Res Ipsa Loquitur Held Appropriate to Prove Negligence During Kidney Transplant

A jury was properly instructed on the doctrine of res ipsa loquitur in an action against surgeons by an injured kidney donor. As a result of the operation to harvest his right kidney, the plaintiff sustained injuries to his cervical spine and muscles on the left side of his body.


The operation, which all of the experts agreed normally should be only two to three hours in duration, took over six hours to complete. During most of that time, the plaintiff was positioned on his left side with both his head and lower body angled downward. Both defendant-physicians were responsible for the plaintiff's positioning.

The defendant's appealed a jury award of $4,145,000.

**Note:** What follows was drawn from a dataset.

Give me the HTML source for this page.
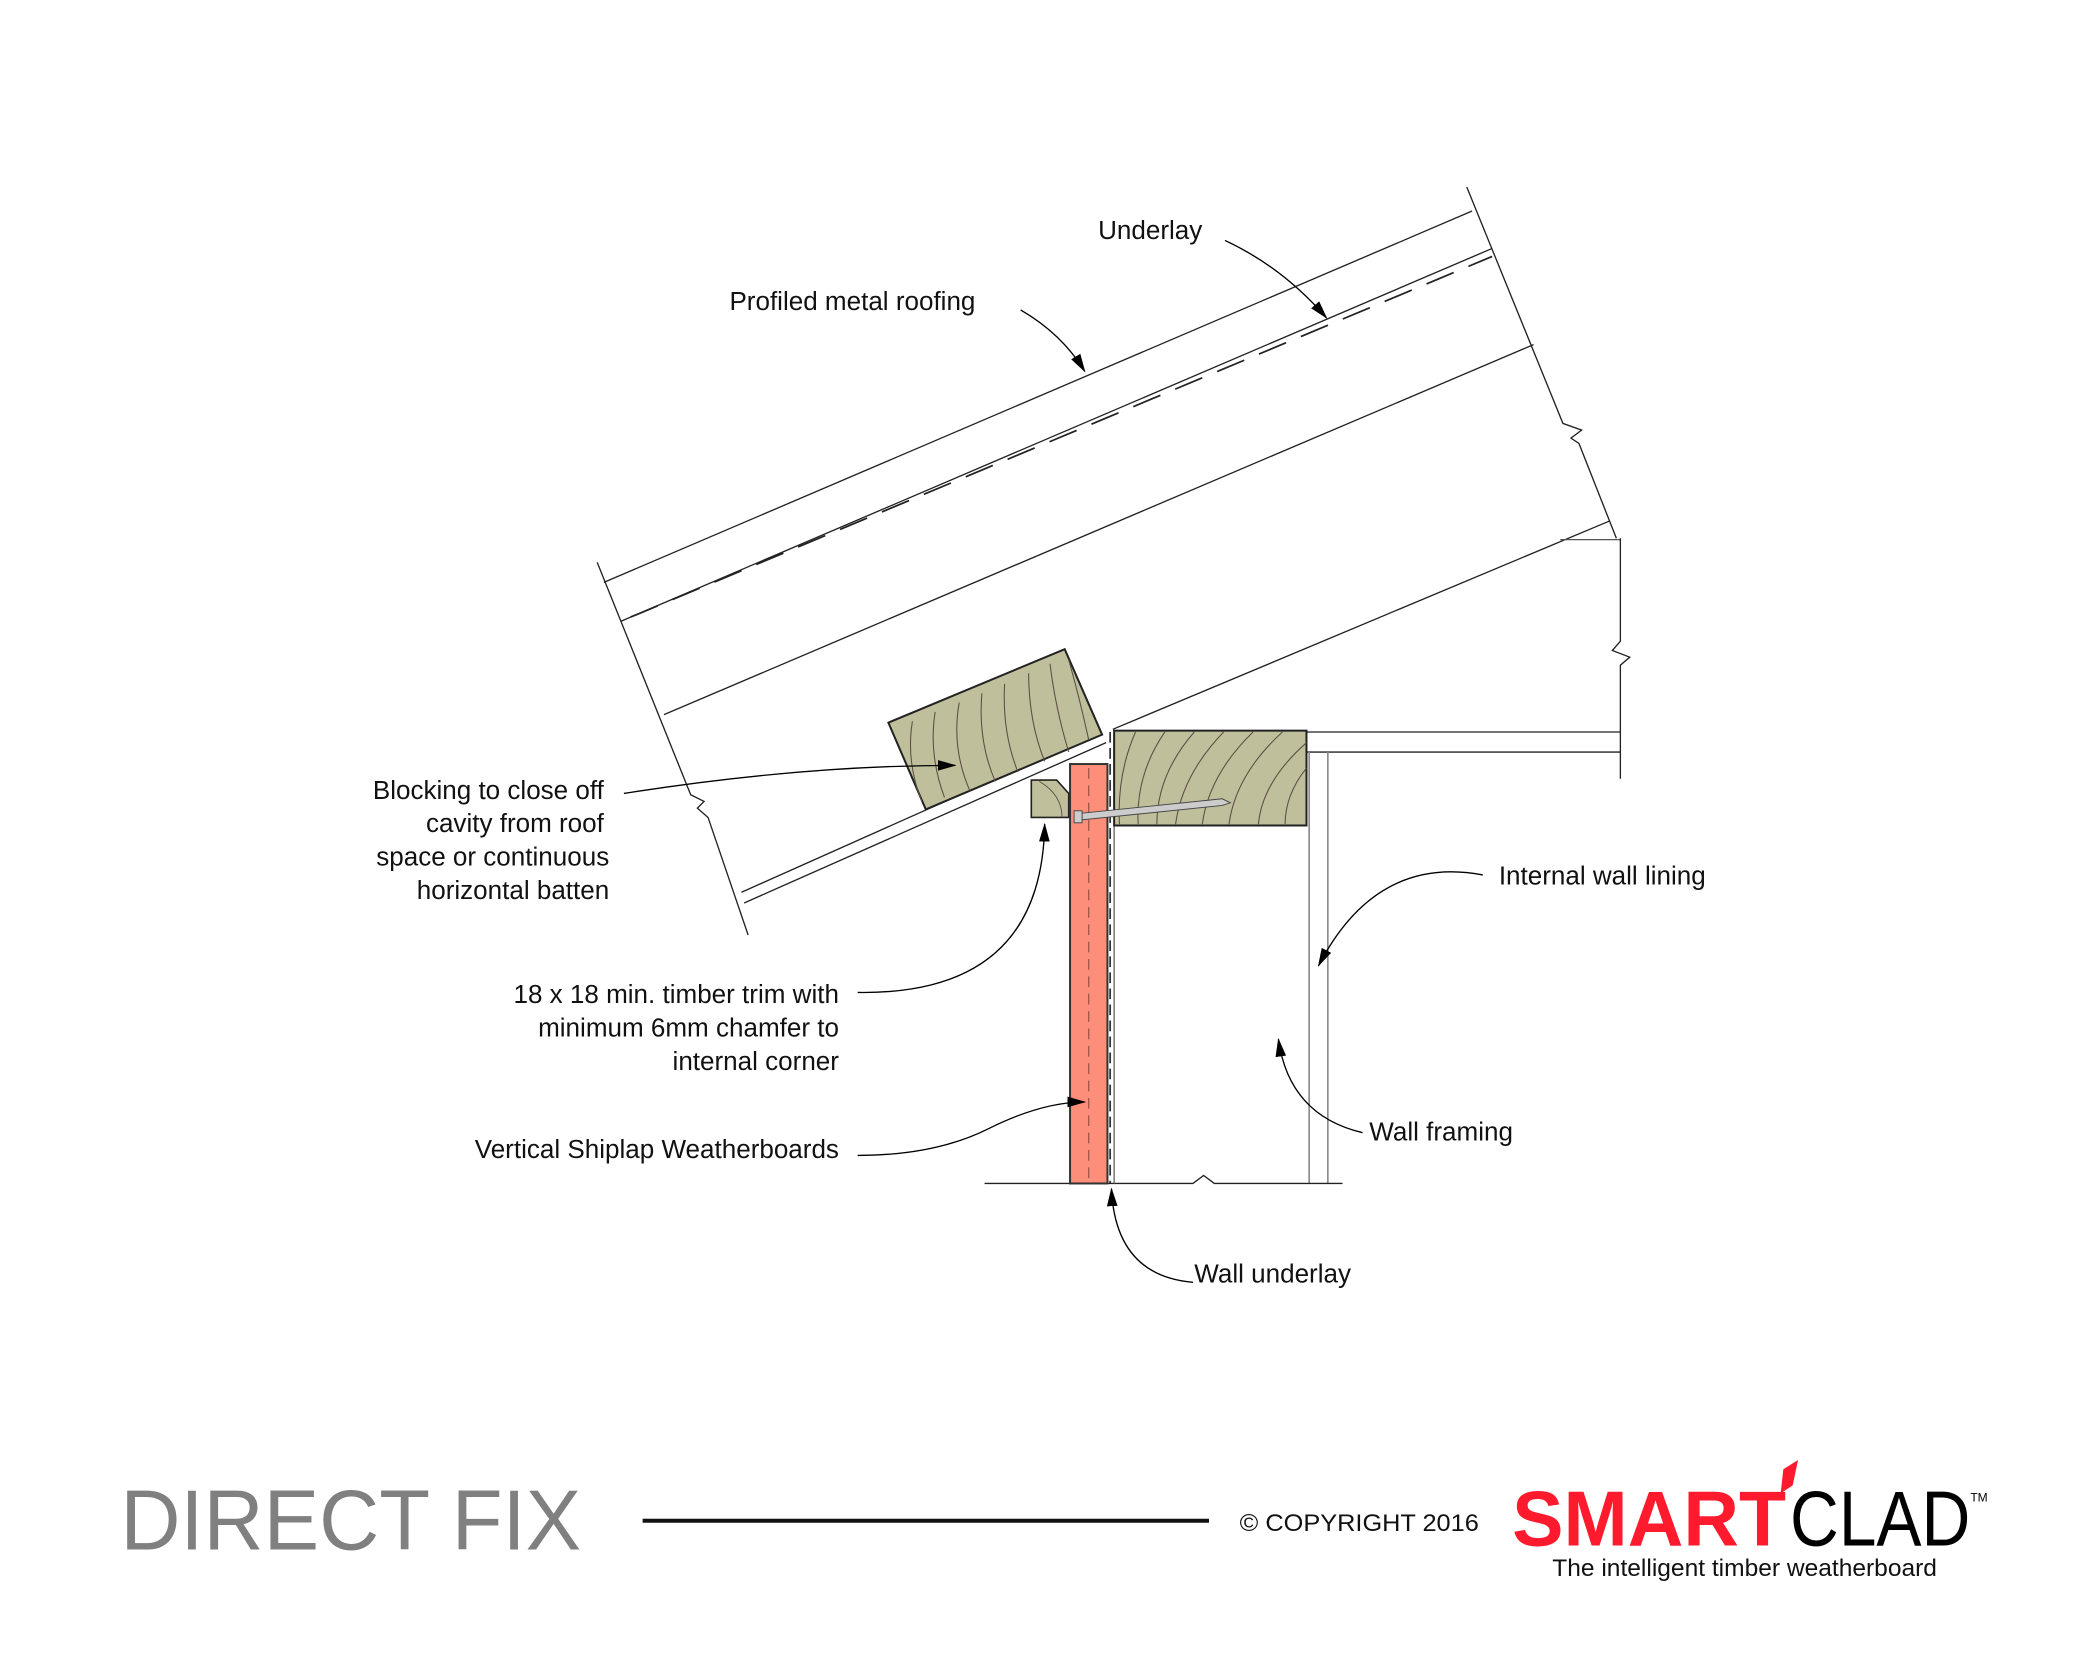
<!DOCTYPE html>
<html><head><meta charset="utf-8"><style>
html,body{margin:0;padding:0;background:#fff;}
svg{display:block;}
text{font-family:"Liberation Sans",sans-serif;}
</style></head><body>
<svg width="2084" height="1667" viewBox="0 0 1560 1248" xmlns="http://www.w3.org/2000/svg">
<defs>
<marker id="ar" markerWidth="14" markerHeight="8" refX="13" refY="4" orient="auto" markerUnits="userSpaceOnUse">
<path d="M0,0 L14,4 L0,8 z" fill="#000"/></marker>
</defs>
<g stroke="#222" stroke-width="1" fill="none">
<!-- roof lines -->
<line x1="452" y1="436" x2="1102" y2="158"/>
<line x1="465" y1="465" x2="1117" y2="186"/>
<line x1="472" y1="462" x2="1117" y2="192" stroke-dasharray="22,12" stroke-width="1.3"/>
<line x1="497" y1="535" x2="1148" y2="258"/>
<line x1="833" y1="546" x2="1205" y2="390"/>
<line x1="555" y1="668" x2="824" y2="548"/>
<line x1="557" y1="676" x2="828" y2="556"/>
<!-- left cut edge -->
<polyline points="447,421 517,595 527,600 522,605 530,612 560,700"/>
<!-- right cut edge -->
<polyline points="1098,140 1170,317 1184,322 1176,328 1182,332 1210,403"/>
<line x1="1168" y1="404" x2="1213" y2="404" stroke="#555"/>
<polyline points="1213,403 1213,480 1207,487 1220,492 1213,498 1213,583"/>
<!-- ceiling -->
<line x1="978" y1="548" x2="1213" y2="548"/>
<line x1="978" y1="563" x2="1213" y2="563"/>
<!-- lining -->
<line x1="980" y1="563" x2="980" y2="886" stroke="#888" stroke-width="1.2"/>
<line x1="994" y1="563" x2="994" y2="886" stroke="#888" stroke-width="1.2"/>
<!-- bottom line -->
<polyline points="737,886 893,886 901,880 909,886 1005,886"/>
<!-- wall underlay -->
<line x1="831" y1="548" x2="831" y2="886" stroke-dasharray="8,4" stroke-width="1.2"/>
<line x1="834" y1="618" x2="834" y2="886" stroke="#666"/>
</g>
<!-- blocking -->
<polygon points="665,541 797,486 825,550 693,606" fill="#bfbf9b" stroke="#222" stroke-width="1.5"/>
<g stroke="#5a5045" stroke-width="0.8" fill="none">
<path d="M683,540 Q678,570 690,600"/><path d="M700,533 Q695,565 707,597"/><path d="M718,526 Q712,560 726,592"/>
<path d="M735,519 Q732,555 745,585"/><path d="M752,512 Q750,548 762,578"/><path d="M770,504 Q770,540 782,570"/>
<path d="M786,497 Q790,530 800,563"/><path d="M800,494 Q808,522 815,554"/>
</g>
<!-- top plate -->
<rect x="834" y="547" width="144" height="71" fill="#bfbf9b" stroke="#222" stroke-width="1.5"/>
<g stroke="#5a5045" stroke-width="0.8" fill="none">
<path d="M850,548 Q836,580 838,617"/><path d="M872,548 Q850,580 852,617"/><path d="M894,548 Q866,580 866,617"/>
<path d="M916,548 Q885,580 880,617"/><path d="M938,548 Q905,580 900,617"/><path d="M960,548 Q925,580 920,617"/>
<path d="M978,556 Q945,585 942,617"/><path d="M978,575 Q962,595 962,617"/>
</g>
<!-- trim -->
<polygon points="772,584 791,584 800,594 800,612 772,612" fill="#bfbf9b" stroke="#222" stroke-width="1.2"/>
<path d="M778,585 Q795,595 795,612" stroke="#5a5045" stroke-width="0.7" fill="none"/>
<!-- weatherboard -->
<rect x="801" y="572" width="28" height="314" fill="#fc8e7a" stroke="#333" stroke-width="1.5"/>
<line x1="815" y1="575" x2="815" y2="884" stroke="#8a4a40" stroke-width="0.8" stroke-dasharray="8,5"/>
<!-- nail -->
<polygon points="808,609 915,598 921,601 915,603 808,614" fill="#ccc" stroke="#444" stroke-width="0.7"/>
<rect x="804" y="607" width="6" height="9" fill="#ccc" stroke="#444" stroke-width="0.7"/>
<!-- leaders -->
<g stroke="#000" stroke-width="1" fill="none" marker-end="url(#ar)">
<path d="M917,180 Q960,200 993,238"/>
<path d="M764,232 Q795,250 812,278"/>
<path d="M467,594 Q600,573 715,573"/>
<path d="M642,743 Q780,745 782,617"/>
<path d="M642,865 Q700,865 740,845 Q780,825 812,825"/>
<path d="M1110,655 Q1030,640 987,723"/>
<path d="M1020,848 Q965,835 957,778"/>
<path d="M893,960 Q835,955 832,890"/>
</g>
<!-- labels -->
<g font-size="19.5" fill="#111">
<text x="822" y="179">Underlay</text>
<text x="546" y="232">Profiled metal roofing</text>
<g text-anchor="end">
<text x="452" y="598">Blocking to close off</text>
<text x="452" y="623">cavity from roof</text>
<text x="456" y="648">space or continuous</text>
<text x="456" y="673">horizontal batten</text>
<text x="628" y="751">18 x 18 min. timber trim with</text>
<text x="628" y="776">minimum 6mm chamfer to</text>
<text x="628" y="801">internal corner</text>
<text x="628" y="867">Vertical Shiplap Weatherboards</text>
</g>
<text x="1122" y="662">Internal wall lining</text>
<text x="1025" y="854">Wall framing</text>
<text x="894" y="960">Wall underlay</text>
</g>
<!-- footer -->
<text x="90" y="1160" font-size="64" fill="#808080" font-weight="300" textLength="345" lengthAdjust="spacingAndGlyphs">DIRECT FIX</text>
<rect x="481" y="1137" width="424" height="3" fill="#111"/>
<text x="928" y="1146" font-size="18" fill="#111" textLength="179" lengthAdjust="spacingAndGlyphs">© COPYRIGHT 2016</text>
<text x="1132" y="1157" font-size="58" font-weight="bold" fill="#ff1a2e" textLength="205" lengthAdjust="spacingAndGlyphs">SMART</text>
<polygon points="1335,1100 1346,1093 1342,1112 1333,1118" fill="#ff1a2e"/>
<text x="1340" y="1157" font-size="58" fill="#000" textLength="135" lengthAdjust="spacingAndGlyphs">CLAD</text>
<text x="1475" y="1124" font-size="9" fill="#000">TM</text>
<text x="1162" y="1180" font-size="18" fill="#111" textLength="288" lengthAdjust="spacingAndGlyphs">The intelligent timber weatherboard</text>
</svg>
</body></html>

The appeals court held that where an unexplained injury occurs in an area remote from the operation while the patient is anesthetized, the doctrine of res ipsa loquitur is available to establish a prima facie case. A plaintiff is not required to eliminate any possible alternate theories, but rather must show only that, more likely than not, the event was of a kind that ordinarily does not occur in the absence of someone's negligence, it was caused by an agency or instrumentality within the exclusive control of the defendant, and it was not due to any voluntary action or contribution on the part of the plaintiff. The court affirmed, but modified, the damages award. Backus v. Kaleida Health, 91 A.D.3d 1284, 937 N.Y.S.2d 773 (N.Y.A.D. 4 Dept. Jan 31, 2012).